Songlines
Che il batterista canadese Harris Eisenstadt sia
oggi uno dei compositori più creativi della scena jazz contemporanea è opinione
condivisa dalla critica più qualificata del settore. Nulla da obiettare perché
Eisenstadt è anche tra i più prolifici musicisti in attività e la sua
discografia, oltre che ampia, è notevolmente variegata. Questo è il terzo
capitolo dell’articolato progetto Canada Day, fin qui sviluppato in un unico
episodio in ottetto e in ben due in quintetto.
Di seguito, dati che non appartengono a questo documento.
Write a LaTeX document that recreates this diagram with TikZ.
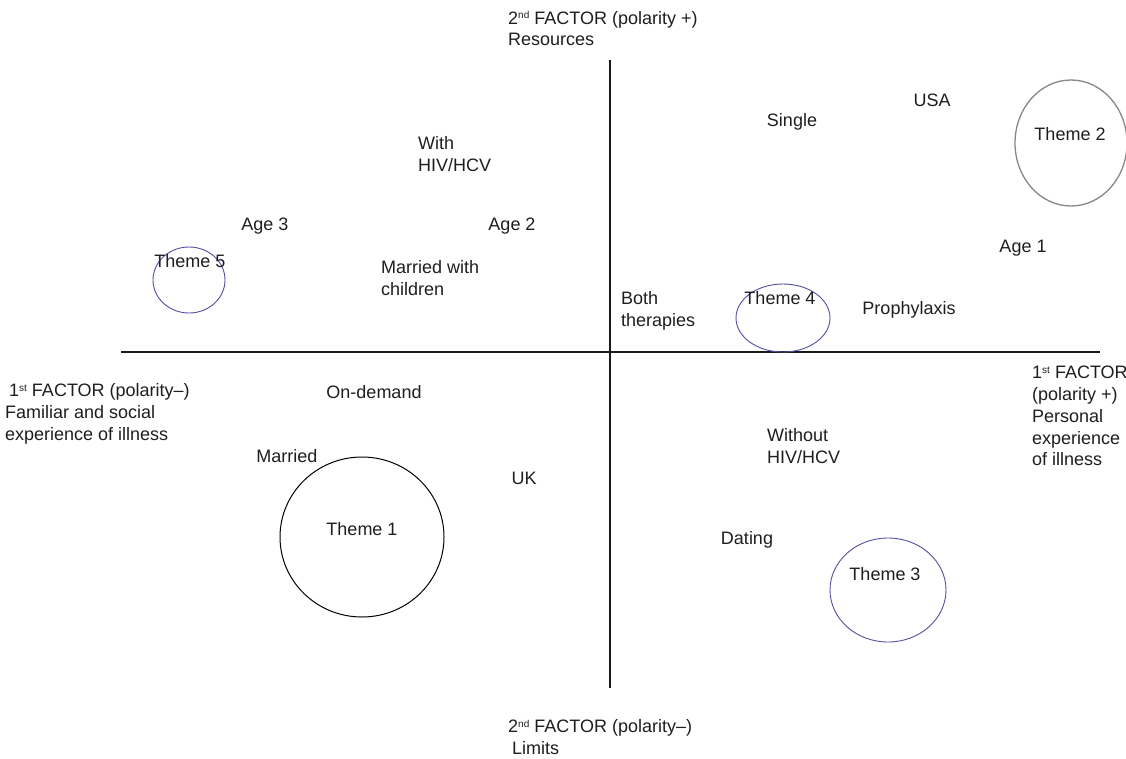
\documentclass[tikz,border=0pt]{standalone}
\usepackage{fontspec}
\setmainfont{Liberation Sans}
\definecolor{circblue}{RGB}{80,80,160}
\definecolor{circgray}{RGB}{135,135,135}
\definecolor{txt}{RGB}{30,30,30}
\newcommand{\smallsup}[1]{\raisebox{0.55ex}{\fontsize{10}{10}\selectfont #1}}
\begin{document}
\begin{tikzpicture}[x=1pt,y=-1pt,
  lab/.style={font=\fontsize{18}{21.5}\selectfont, inner sep=0pt, text=txt},
  mlab/.style={lab, align=left, anchor=west},
  axlab/.style={font=\fontsize{18}{21.8}\selectfont, inner sep=0pt, align=left, anchor=west, text=txt},
  axisline/.style={line width=1.8pt, draw=black!90},
  bluering/.style={draw=circblue, line width=0.9pt},
  grayring/.style={draw=circgray, line width=1.3pt},
  blackring/.style={draw=black, line width=1pt}]
\useasboundingbox (0,0) rectangle (1126,758);

% axes
\coordinate (top) at (610,60);
\coordinate (bottom) at (610,688);
\coordinate (left) at (121,352);
\coordinate (right) at (1100,352);
\draw[axisline] (top) -- (bottom);
\draw[axisline] (left) -- (right);

% circles
\draw[bluering] (189,280) ellipse [x radius=36, y radius=33];
\draw[bluering] (783,318) ellipse [x radius=47, y radius=34];
\draw[grayring] (1071,143) ellipse [x radius=56, y radius=63];
\draw[blackring] (362,537) ellipse [x radius=82, y radius=80];
\draw[bluering] (888,590) ellipse [x radius=58, y radius=52];

% axis labels
\node[axlab] (ytop) at (508,28.5) {2\smallsup{nd} FACTOR (polarity +)\\Resources};
\node[axlab] (ybot) at (508,737) {2\smallsup{nd} FACTOR (polarity–)\\\hspace{4pt}Limits};
\node[axlab] (xleft) at (5,414) {\hspace{4pt}1\smallsup{st} FACTOR (polarity–)\\Familiar and social\\experience of illness};
\node[axlab] (xright) at (1032,416) {1\smallsup{st} FACTOR\\(polarity +)\\Personal\\experience\\of illness};

% labels
\node[lab] (usa) at (932,100) {USA};
\node[lab] (single) at (792,122) {Single};
\node[lab] (t2) at (1070,134) {Theme 2};
\node[mlab] (withhiv) at (418,154) {With\\HIV/HCV};
\node[lab] (age3) at (265,226) {Age 3};
\node[lab] (age2) at (512,226) {Age 2};
\node[lab] (age1) at (1023,248) {Age 1};
\node[lab] (t5) at (190,261) {Theme 5};
\node[mlab] (marriedch) at (381,278) {Married with\\children};
\node[mlab] (both) at (621,311) {Both\\therapies};
\node[lab] (t4) at (780,298) {Theme 4};
\node[lab] (proph) at (909,310) {Prophylaxis};
\node[lab] (ondemand) at (374,392) {On-demand};
\node[mlab] (without) at (767,446) {Without\\HIV/HCV};
\node[lab] (married) at (287,456) {Married};
\node[lab] (uk) at (524,478) {UK};
\node[lab] (t1) at (362,529) {Theme 1};
\node[lab] (dating) at (747,540) {Dating};
\node[lab] (t3) at (885,574) {Theme 3};
\end{tikzpicture}
\end{document}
Si tratta di una produzione più
che intrigante pubblicata all'incirca un anno fa, con il batterista affiancato
da Nate Wooley, tromba, Matt Bauder, sax tenore, Chris Dingman, vibrafono e
Garth Stevenson, contrabbasso. Il tratto compositivo del canadese si rivela di
natura sopraffina e ricco di liricità: una densa moltitudine di quadretti
sonori incastonati armonicamente tracciano l’esclusiva struttura di alcuni
brani come “Slow and Steady” e “Settled” mentre altre composizioni, inserite
nel cd, si esplicano attraverso dinamiche tipicamente jazz. Mi riferisco alle
susseguenti “A Whole New Amount of Interactivity” ed a “The Magician of Lublin”
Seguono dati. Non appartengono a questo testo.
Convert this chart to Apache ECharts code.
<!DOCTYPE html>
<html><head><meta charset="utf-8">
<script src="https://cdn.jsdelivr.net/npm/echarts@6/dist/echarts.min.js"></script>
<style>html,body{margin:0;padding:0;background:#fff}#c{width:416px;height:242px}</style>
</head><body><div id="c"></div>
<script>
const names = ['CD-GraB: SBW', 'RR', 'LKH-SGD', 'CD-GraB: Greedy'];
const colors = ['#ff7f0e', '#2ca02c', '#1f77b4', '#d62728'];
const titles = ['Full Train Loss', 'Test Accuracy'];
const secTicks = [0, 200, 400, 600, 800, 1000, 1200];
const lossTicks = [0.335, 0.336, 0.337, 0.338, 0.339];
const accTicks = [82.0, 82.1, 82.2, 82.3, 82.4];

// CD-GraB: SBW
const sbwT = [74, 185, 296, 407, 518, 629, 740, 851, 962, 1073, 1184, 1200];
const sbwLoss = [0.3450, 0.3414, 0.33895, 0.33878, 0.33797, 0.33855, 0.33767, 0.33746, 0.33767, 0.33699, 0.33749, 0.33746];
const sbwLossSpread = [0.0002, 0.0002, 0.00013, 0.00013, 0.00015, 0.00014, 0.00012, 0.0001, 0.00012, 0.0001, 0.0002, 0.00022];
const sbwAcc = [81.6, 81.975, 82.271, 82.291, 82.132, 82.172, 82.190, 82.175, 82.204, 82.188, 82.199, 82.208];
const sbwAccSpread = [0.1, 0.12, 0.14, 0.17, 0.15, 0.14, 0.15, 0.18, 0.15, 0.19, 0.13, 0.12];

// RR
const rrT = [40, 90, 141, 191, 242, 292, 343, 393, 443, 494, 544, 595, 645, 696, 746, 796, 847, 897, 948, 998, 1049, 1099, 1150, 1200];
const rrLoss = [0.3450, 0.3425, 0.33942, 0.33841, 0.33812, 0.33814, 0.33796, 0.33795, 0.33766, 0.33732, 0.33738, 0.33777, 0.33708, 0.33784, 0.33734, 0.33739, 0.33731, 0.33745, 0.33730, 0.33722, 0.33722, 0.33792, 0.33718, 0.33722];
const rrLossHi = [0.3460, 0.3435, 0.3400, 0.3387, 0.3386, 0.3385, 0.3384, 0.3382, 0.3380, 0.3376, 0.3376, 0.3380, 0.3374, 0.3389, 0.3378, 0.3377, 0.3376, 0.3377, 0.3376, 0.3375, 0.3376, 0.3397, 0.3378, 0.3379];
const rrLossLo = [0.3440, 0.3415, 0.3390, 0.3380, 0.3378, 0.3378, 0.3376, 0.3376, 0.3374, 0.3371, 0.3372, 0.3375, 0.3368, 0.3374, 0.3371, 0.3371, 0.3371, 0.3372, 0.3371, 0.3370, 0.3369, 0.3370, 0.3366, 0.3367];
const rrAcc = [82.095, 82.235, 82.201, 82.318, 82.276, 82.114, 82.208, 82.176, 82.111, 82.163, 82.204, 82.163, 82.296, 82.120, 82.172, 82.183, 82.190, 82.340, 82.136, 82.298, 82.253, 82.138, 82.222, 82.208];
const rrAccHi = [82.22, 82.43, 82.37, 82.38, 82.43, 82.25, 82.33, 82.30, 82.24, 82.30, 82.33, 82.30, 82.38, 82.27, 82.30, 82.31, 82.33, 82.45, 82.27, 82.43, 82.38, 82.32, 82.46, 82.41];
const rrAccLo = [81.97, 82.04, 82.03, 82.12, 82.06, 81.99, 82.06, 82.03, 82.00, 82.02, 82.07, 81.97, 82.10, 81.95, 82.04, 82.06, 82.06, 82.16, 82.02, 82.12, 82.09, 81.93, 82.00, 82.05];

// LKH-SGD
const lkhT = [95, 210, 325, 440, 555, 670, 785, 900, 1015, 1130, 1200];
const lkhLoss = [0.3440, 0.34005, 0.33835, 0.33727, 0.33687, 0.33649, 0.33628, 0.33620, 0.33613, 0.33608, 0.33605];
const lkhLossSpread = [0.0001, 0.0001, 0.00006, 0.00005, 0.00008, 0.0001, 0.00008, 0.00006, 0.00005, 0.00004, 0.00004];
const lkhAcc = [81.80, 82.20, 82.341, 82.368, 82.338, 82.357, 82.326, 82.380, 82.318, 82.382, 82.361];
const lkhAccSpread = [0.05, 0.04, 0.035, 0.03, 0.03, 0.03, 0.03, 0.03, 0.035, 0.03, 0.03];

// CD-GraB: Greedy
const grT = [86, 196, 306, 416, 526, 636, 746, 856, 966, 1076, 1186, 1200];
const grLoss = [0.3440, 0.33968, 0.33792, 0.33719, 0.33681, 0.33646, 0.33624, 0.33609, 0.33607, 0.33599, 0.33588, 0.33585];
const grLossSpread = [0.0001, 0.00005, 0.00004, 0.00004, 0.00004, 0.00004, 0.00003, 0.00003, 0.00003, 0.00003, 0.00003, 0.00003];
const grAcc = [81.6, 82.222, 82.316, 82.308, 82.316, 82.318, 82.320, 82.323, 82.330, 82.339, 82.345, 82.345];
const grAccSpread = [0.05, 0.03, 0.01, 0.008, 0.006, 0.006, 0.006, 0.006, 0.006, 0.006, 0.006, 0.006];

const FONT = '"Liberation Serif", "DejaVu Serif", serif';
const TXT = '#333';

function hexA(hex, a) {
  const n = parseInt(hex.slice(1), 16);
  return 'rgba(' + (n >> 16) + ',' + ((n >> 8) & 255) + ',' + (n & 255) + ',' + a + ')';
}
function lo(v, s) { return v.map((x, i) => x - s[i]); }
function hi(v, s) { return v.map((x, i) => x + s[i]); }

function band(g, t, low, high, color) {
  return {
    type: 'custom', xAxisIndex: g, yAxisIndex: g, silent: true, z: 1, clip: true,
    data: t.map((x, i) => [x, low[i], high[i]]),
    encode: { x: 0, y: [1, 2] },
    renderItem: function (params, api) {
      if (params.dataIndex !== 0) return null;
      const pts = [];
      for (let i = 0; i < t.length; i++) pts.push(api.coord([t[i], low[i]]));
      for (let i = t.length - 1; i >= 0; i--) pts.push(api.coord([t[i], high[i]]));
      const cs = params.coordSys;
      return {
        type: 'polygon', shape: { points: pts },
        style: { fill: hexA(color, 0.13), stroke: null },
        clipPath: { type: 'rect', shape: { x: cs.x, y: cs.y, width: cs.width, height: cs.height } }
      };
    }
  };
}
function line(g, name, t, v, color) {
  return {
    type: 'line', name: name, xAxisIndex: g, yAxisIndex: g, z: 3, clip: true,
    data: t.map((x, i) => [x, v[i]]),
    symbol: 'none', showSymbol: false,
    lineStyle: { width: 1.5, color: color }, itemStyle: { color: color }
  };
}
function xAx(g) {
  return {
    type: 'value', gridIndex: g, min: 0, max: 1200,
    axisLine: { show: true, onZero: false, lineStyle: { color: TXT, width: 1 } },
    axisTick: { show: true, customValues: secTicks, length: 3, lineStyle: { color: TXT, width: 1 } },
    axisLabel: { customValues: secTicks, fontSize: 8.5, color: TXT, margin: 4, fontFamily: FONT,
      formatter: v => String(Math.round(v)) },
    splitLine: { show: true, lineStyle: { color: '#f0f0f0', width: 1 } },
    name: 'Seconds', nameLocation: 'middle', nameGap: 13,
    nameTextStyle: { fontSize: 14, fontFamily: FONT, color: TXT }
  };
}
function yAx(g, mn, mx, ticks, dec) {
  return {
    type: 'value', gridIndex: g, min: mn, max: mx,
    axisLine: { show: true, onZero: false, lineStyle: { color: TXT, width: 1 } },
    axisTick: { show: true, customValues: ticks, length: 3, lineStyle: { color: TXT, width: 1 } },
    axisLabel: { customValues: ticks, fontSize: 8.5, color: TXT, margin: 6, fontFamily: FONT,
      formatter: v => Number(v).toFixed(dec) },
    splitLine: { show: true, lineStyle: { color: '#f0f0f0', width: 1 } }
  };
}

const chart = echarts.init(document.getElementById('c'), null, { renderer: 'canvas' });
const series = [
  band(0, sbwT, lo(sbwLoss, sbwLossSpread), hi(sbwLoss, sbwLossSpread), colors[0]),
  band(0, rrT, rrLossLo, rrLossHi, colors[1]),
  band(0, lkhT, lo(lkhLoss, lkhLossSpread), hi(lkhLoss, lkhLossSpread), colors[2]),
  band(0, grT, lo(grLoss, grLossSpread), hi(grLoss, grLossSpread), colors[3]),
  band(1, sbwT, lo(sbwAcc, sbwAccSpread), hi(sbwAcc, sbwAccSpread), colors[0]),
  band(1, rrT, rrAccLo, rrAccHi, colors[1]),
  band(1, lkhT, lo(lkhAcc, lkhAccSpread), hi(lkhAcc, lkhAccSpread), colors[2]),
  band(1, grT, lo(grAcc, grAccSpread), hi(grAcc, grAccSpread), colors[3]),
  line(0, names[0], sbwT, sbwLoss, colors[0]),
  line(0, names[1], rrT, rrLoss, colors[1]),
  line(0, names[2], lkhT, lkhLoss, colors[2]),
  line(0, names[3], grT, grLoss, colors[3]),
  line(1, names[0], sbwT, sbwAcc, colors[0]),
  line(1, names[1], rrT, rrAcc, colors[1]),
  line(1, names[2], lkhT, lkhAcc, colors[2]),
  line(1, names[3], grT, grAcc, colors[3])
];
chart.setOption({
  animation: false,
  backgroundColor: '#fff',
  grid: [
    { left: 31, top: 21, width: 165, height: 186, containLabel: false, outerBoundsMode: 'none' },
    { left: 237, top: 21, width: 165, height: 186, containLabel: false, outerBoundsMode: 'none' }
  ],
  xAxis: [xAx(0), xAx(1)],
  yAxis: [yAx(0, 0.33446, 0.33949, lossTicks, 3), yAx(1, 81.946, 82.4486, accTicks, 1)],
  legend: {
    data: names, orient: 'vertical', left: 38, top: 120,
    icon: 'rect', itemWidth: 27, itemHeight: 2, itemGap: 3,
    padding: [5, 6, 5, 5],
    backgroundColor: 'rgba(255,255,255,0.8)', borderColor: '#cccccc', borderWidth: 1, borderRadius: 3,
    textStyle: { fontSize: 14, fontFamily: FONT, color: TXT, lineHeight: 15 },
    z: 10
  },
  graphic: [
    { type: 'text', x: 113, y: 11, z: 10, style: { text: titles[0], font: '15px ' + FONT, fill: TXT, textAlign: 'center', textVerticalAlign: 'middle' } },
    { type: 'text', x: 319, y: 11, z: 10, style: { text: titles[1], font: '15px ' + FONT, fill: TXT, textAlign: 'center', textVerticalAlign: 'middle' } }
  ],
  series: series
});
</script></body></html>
composizioni dagli umori fluttuanti, con inaspettati cambi di tempo, in cui si
evidenziano il pregevole drumming del leader e le pulsazioni ritmiche del
vibrafono di Dingam e del contrabbasso di Stevenson. Ad esplicarne, invece, i
sussulti melodici è deputato Bauder in un intreccio condito dalla svolazzante
inventiva di Wooley. I due fiati sono splenditi nei loro dialoghi, nelle loro
sfide sonore intrecciate qua e là. Due espressività certamente eterogenee che
si incastrano a meraviglia nel quintetto. Nessun vuoto a perdere ma un
sorprendente esempio di originalità.